I don't think anyone ever really expected to see widespread use of regexes to alter the structure of a Markdown document. Honestly, while something like "look for numbers and surround them with double-asterisks to put them in boldface" is feasible enough (and might even work!), I can't imagine that a lot of people would do that sort of thing very often (or want to) anyway.

If a document is supposed to have structure - even something as simple as nested lists of paragraphs - it doesn't seem realistic to expect regular text manipulation tools to do a whole lot with them. Something like "remove the second paragraph of the third entry in the fourth bullet-point list" is well beyond any sane use of any regex dialect that might be powerful enough. (Keeping in mind that traditional regexes can't balance brackets; presumably they can't properly track indentation levels either.)

See also: TOML - generally quite human-editable, but still very much structured with potentially arbitrary nesting.


> (Keeping in mind that traditional regexes can't balance brackets; presumably they can't properly track indentation levels either.)

You're right: Regular expressions are equivalent to finite state machines[1], which lack the infinite memory needed to handle arbitrarily nested structures [2]. If there is a depth limit, however, it is possible (but painful) to craft a regex to describe the situation. For example, suppose you have a language where angle brackets serve as grouping symbols, like parentheses usually do elsewhere [3]. Ignoring other characters, you could verify balanced brackets up to one nesting level with

  /^(<>)*$/
and two levels with

  /^(<(<[^<>]*>|[^<>])*>)*$/
Don't do this when you have better options.

---

[1] https://reindeereffect.github.io/2018/06/24/index.html

[2] As do any machines I can afford, but my money can buy a pretty good illusion.

[3] < and > are not among the typical regex metacharacters, so they make for an easier discussion.


I think that prospect (of programmatically structurally editing markdown files) would have made everyone burst out in laughter in 2000; if you want to programmatically alter stuff, put it into sexp's or some other syntax. SGML. Apparently human readable but really a tricky format leads to this sort of thing: https://ruudvanasseldonk.com/2023/01/11/the-yaml-document-fr...
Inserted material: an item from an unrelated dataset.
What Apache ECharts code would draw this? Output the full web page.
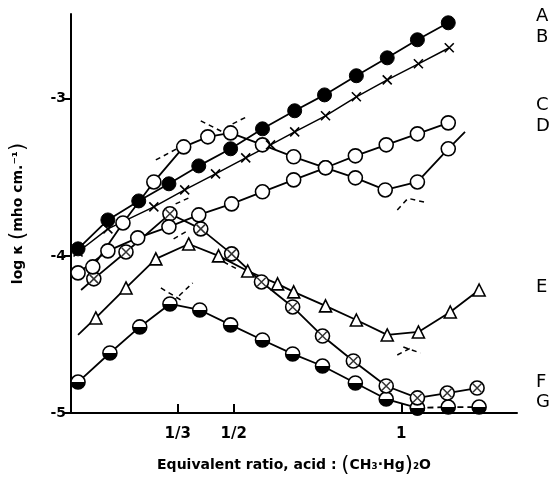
<!DOCTYPE html>
<html>
<head>
<meta charset="utf-8">
<script src="https://cdn.jsdelivr.net/npm/echarts@6.0.0/dist/echarts.min.js"></script>
<style>
  html, body { margin: 0; padding: 0; background: #fff; }
  #chart { width: 554px; height: 481px; }
</style>
</head>
<body>
<div id="chart"></div>
<script>
// curve A - filled circles
var aRatio = [0.036, 0.125, 0.217, 0.307, 0.396, 0.491, 0.586, 0.682, 0.771, 0.866, 0.958, 1.048, 1.140];
var aLogK  = [-3.955, -3.771, -3.650, -3.541, -3.427, -3.318, -3.191, -3.076, -2.975, -2.853, -2.739, -2.624, -2.516];
// curve B - crosses
var bRatio = [0.036, 0.125, 0.262, 0.354, 0.446, 0.536, 0.610, 0.682, 0.774, 0.866, 0.958, 1.051, 1.143];
var bLogK  = [-3.975, -3.828, -3.688, -3.580, -3.478, -3.376, -3.293, -3.210, -3.108, -2.987, -2.879, -2.777, -2.675];
// curve C - open circles, steady rise
var cRatio = [0.036, 0.125, 0.214, 0.307, 0.396, 0.494, 0.586, 0.679, 0.774, 0.863, 0.955, 1.048, 1.140];
var cLogK  = [-4.108, -3.968, -3.885, -3.815, -3.739, -3.669, -3.592, -3.516, -3.439, -3.363, -3.293, -3.223, -3.153];
// curve D - open circles, peak then minimum
var dRatio = [0.080, 0.170, 0.262, 0.351, 0.423, 0.491, 0.586, 0.679, 0.774, 0.863, 0.952, 1.048, 1.140];
var dLogK  = [-4.070, -3.790, -3.529, -3.306, -3.242, -3.217, -3.293, -3.369, -3.439, -3.503, -3.580, -3.529, -3.318];
var dTail  = [1.190, -3.210];
// curve E - open triangles
var eRatio = [0.089, 0.179, 0.268, 0.366, 0.455, 0.542, 0.631, 0.679, 0.774, 0.866, 0.958, 1.051, 1.146, 1.232];
var eLogK  = [-4.395, -4.204, -4.019, -3.924, -4.000, -4.096, -4.178, -4.229, -4.318, -4.408, -4.503, -4.484, -4.357, -4.217];
var eHead  = [0.036, -4.503];
// curve F - crossed circles
var fRatio = [0.083, 0.179, 0.310, 0.402, 0.494, 0.583, 0.676, 0.765, 0.857, 0.955, 1.048, 1.137, 1.226];
var fLogK  = [-4.146, -3.975, -3.732, -3.828, -3.987, -4.166, -4.325, -4.510, -4.669, -4.828, -4.904, -4.873, -4.841];
var fHead  = [0.045, -4.217];
// curve G - half filled circles
var gRatio = [0.036, 0.131, 0.220, 0.310, 0.399, 0.491, 0.586, 0.676, 0.765, 0.863, 0.955, 1.048, 1.140, 1.232];
var gLogK  = [-4.803, -4.618, -4.452, -4.306, -4.344, -4.439, -4.535, -4.624, -4.701, -4.809, -4.911, -4.968, -4.962, -4.962];

// dashed construction lines
var dashSegs = [
  [[0.268, -3.389], [0.336, -3.312]],
  [[0.402, -3.140], [0.473, -3.217]],
  [[0.497, -3.159], [0.545, -3.108]],
  [[0.327, -3.669], [0.366, -3.631]],
  [[0.321, -3.892], [0.357, -3.847]],
  [[0.470, -4.038], [0.515, -4.089]],
  [[0.283, -4.204], [0.342, -4.280]],
  [[0.318, -4.293], [0.378, -4.172]],
  [[0.988, -4.631], [1.033, -4.580]],
  [[1.006, -4.580], [1.057, -4.618]],
  [[0.988, -3.707], [1.021, -3.631]],
  [[1.027, -3.637], [1.077, -3.662]]
];

var xTicks = [1 / 3, 1 / 2, 1];
var xTickText = ['1/3', '1/2', '1'];
var yTicks = [-5, -4, -3];
var curveNames = ['A', 'B', 'C', 'D', 'E', 'F', 'G'];
var curveNameY = [17, 38, 106, 127, 288, 383, 403];

function pairs(xs, ys) {
  return xs.map(function (x, i) { return [x, ys[i]]; });
}

var crossPath = 'path://M0,0L10,10M10,0L0,10';
var black = '#000';
// white top, black bottom
var halfFill = new echarts.graphic.LinearGradient(0, 0, 0, 1, [
  { offset: 0, color: '#fff' }, { offset: 0.5, color: '#fff' },
  { offset: 0.5, color: black }, { offset: 1, color: black }
]);

var chart = echarts.init(document.getElementById('chart'));

var series = [];

dashSegs.forEach(function (s) {
  series.push({
    type: 'line', data: s, symbol: 'none', silent: true,
    lineStyle: { color: black, width: 1.5, type: [5, 4] }
  });
});

function lineSeries(data, opts) {
  var s = {
    type: 'line',
    data: data,
    symbolSize: 14,
    lineStyle: { color: black, width: 1.8 },
    itemStyle: { color: '#fff', borderColor: black, borderWidth: 1.6 }
  };
  for (var k in opts) s[k] = opts[k];
  return s;
}

// G
var gData = pairs(gRatio, gLogK);
series.push(lineSeries(gData.slice(0, 12), {
  symbol: 'circle',
  itemStyle: { color: halfFill, borderColor: black, borderWidth: 1.6 }
}));
series.push({
  type: 'line', data: gData.slice(11), symbol: 'circle', symbolSize: 14,
  lineStyle: { color: black, width: 1.8, type: [6, 4] },
  itemStyle: { color: halfFill, borderColor: black, borderWidth: 1.6 }
});

// F
var fData = [{ value: fHead, symbol: 'none' }].concat(pairs(fRatio, fLogK));
series.push(lineSeries(fData, { symbol: 'circle' }));
series.push({
  type: 'scatter', z: 5, data: pairs(fRatio, fLogK), symbol: crossPath, symbolSize: 8.5,
  itemStyle: { color: 'transparent', borderColor: black, borderWidth: 1.5 }
});

// E
var eData = [{ value: eHead, symbol: 'none' }].concat(pairs(eRatio, eLogK));
series.push(lineSeries(eData, { symbol: 'triangle', symbolSize: 12 }));

// C
series.push(lineSeries(pairs(cRatio, cLogK), { symbol: 'circle' }));

// D
var dData = pairs(dRatio, dLogK).concat([{ value: dTail, symbol: 'none' }]);
series.push(lineSeries(dData, { symbol: 'circle' }));

// B
series.push({
  type: 'line', data: pairs(bRatio, bLogK), symbol: crossPath, symbolSize: 9,
  lineStyle: { color: black, width: 1.5 },
  itemStyle: { color: 'transparent', borderColor: black, borderWidth: 1.6 }
});

// A
series.push(lineSeries(pairs(aRatio, aLogK), {
  symbol: 'circle', symbolSize: 14,
  itemStyle: { color: black, borderColor: black, borderWidth: 1 }
}));

var option = {
  animation: false,
  backgroundColor: '#fff',
  grid: { left: 70, right: 37, top: 14, bottom: 68 },
  xAxis: {
    type: 'value',
    min: 0.015,
    max: 1.345,
    name: '{t|Equivalent ratio, acid : }{p|(}{t|CH₃·Hg}{p|)}{t|₂O}',
    nameLocation: 'middle',
    nameGap: 42,
    nameTextStyle: {
      rich: {
        t: { fontFamily: 'DejaVu Sans', fontSize: 14, color: black, fontWeight: 'bold' },
        p: { fontFamily: 'DejaVu Sans', fontSize: 21, color: black }
      }
    },
    axisLine: { lineStyle: { color: black, width: 2 } },
    axisTick: { inside: true, length: 9, customValues: xTicks, lineStyle: { color: black, width: 2 } },
    axisLabel: {
      customValues: xTicks,
      margin: 14,
      color: black,
      fontFamily: 'DejaVu Sans',
      fontSize: 15,
      fontWeight: 'bold',
      formatter: function (v) {
        for (var i = 0; i < xTicks.length; i++) {
          if (Math.abs(v - xTicks[i]) < 1e-6) return xTickText[i];
        }
        return '';
      }
    },
    splitLine: { show: false }
  },
  yAxis: {
    type: 'value',
    min: -5,
    max: -2.46,
    name: '{t|log κ }{p|(}{t|mho cm.⁻¹}{p|)}',
    nameLocation: 'middle',
    nameRotate: 90,
    nameGap: 42,
    nameTextStyle: {
      rich: {
        t: { fontFamily: 'DejaVu Sans', fontSize: 14, color: black, fontWeight: 'bold' },
        p: { fontFamily: 'DejaVu Sans', fontSize: 21, color: black }
      }
    },
    axisLine: { show: true, lineStyle: { color: black, width: 2 } },
    axisTick: { length: 7, customValues: yTicks, lineStyle: { color: black, width: 2 } },
    axisLabel: {
      customValues: yTicks,
      margin: 5,
      color: black,
      fontFamily: 'DejaVu Sans',
      fontSize: 14,
      fontWeight: 'bold'
    },
    splitLine: { show: false }
  },
  graphic: curveNames.map(function (n, i) {
    return {
      type: 'text', left: 536, top: curveNameY[i] - 10,
      style: { text: n, font: '18px "DejaVu Sans"', fill: black }
    };
  }),
  series: series
};

chart.setOption(option);
</script>
</body>
</html>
> because you could use regular find/grep to analyze it

They were meant to be analyzable in some ways. Count lines, extract headers, maybe sed-replace some words. But being able to operate/analyze over multiline strings was never a strong point of unix tools.


Definitely, but it's neat nonetheless because more and more things are "structured Markdown" these days. Extremely useful for AI reasoning and outputs.


Man if we only had some type of markdown meant for machines to understand, that was specifically designed to handle arbitrary information nesting and tagging our lives would be so much better now.

We could have called it something like extended markdown language or something and use a wicked acronym like eXMaLa for it.

Shame no such technology exists and never did.